You might "misinterpret" them. You might think a substandard mark is a worry when really it is just something the teacher is about to attend to. You might go home and transmit your concern in inappropriate ways, damaging the child's confidence and self esteem.

Roughan does note that the majority of teachers do not fit into this category, and we have little difficulty agreeing with him on that count. So what is it that makes the NZEI so fearful about teachers of inferior quality being rooted out?

We don't have an answer to that. Nor, we suspect, does the NZEI. But here's the bottom line. Our childrens' education is far, far too important to be put at risk by teachers who are not up to the job. If the NZEI wants to have credibility in these times, it needs to promote teaching quality, not safety by union card.

It's little wonder then that the NZEI is so vehemently opposed to the imposition of National Standards. But the union is out of step with public opinion. Over at Kiwiblog, DPF comments on the Herald's poll (and being a professional number-cruncher, does it far better than we could) which shows support for National Standards trumping opposition by a five-to-one ratio.

8 comments:

CB said...

The Standard have posted a comment from post on RedAlert by a Principal:

http://www.thestandard.org.nz/a-principal-writes/#comments


They have corrected his spelling errors! LOL!!!

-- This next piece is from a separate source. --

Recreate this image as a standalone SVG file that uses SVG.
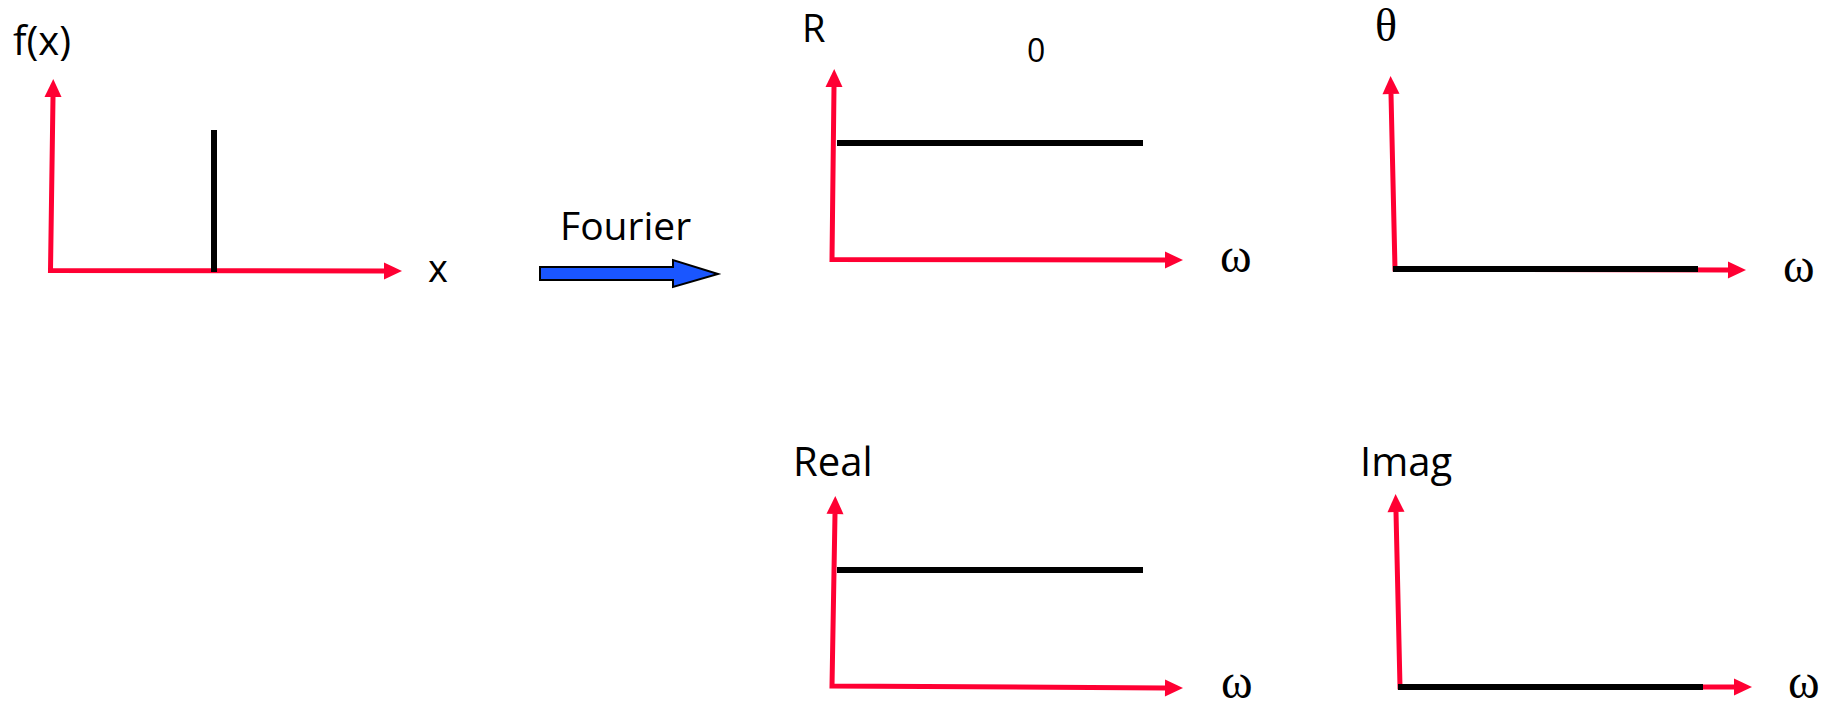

Edumacation standids anywon?

Ozy Mandias said...

If people think there are some teachers that are no good I would ask this question.
How do you propose to measure teachers and how would you get rid of them?

The idea that the Unions are worried about 'useless' teachers I think is wrong. For me the issue is the publishing of the standards. Schools dont want to go down the idea line of league tables. They haven't worked in Britain, USA or Aussie. I am not opposed to information being out there but people and communities need to be aware of the consequences of publishing school results.

League tables will have a huge affect on lower decile schools and will mean that money is diverted into schools that are 'failing' while 'good' school may miss out. Somehting which I think is unfair.

The way I see it is that Standards are already being implemented in most primary schools. Perhaps these are not being reported as well as they could be but ask any teacher where their students are according to norms and they could tell you in the blink of an eye.

The governemnt has wasted millions on these standards and it wont make a difference for the majority of our young people.

KG said...

"..ask any teacher where their students are according to norms and they could tell you in the blink of an eye."

Which norms? And that assumes the teacher will be honest. A large assumption.

"The governemnt has wasted millions on these standards and it wont make a difference for the majority of our young people."

Nope--a whole lot of them will still enter the workforce as semi-literate, woefully uninformed brats with huge self-esteem and little grasp of the principles of hard work and earned respect.

Ozy Mandias said...

KG - "Which Norms"
The norms of the particular test the children sat as their assessment.

Why would a teacher not give the true mark for a child on a test?? Most schools only test yearly with the norm refernced tests so there is no need to give false answers.

pdm said...

OM says schools only test on a yearly basis.

Maybe that is the problem and I assume he/she means at primary school level. I left primry school at the end of 1959 but through my years in the standards as I recall we were tested along the following lines:
* spelling every week.
* mental arithmetic every week.
* english comprehension at least monthly
x internal `exams' at the end of each term.

I am no genius but I could read, write, add, subtract, divide and multiply by the time I went to High School as could all of my contempories.

pdm said...

I forgot to add that we also did PE in those days and read books in our spare time instead of playing mindless computer games.

Ozy Mandias said...

PDM - Sorry my mistake. I can assure you schools and classes assess more than once with unit, topic and weekly tests. Heaven help us if the governemnt wants us to report individually on those!!!

However, the main test, which include PAT tests, STAR etc are usually done once a year.

Anonymous said...

If our economy is as good as it is going to get, then we do not need improved standards in our schools.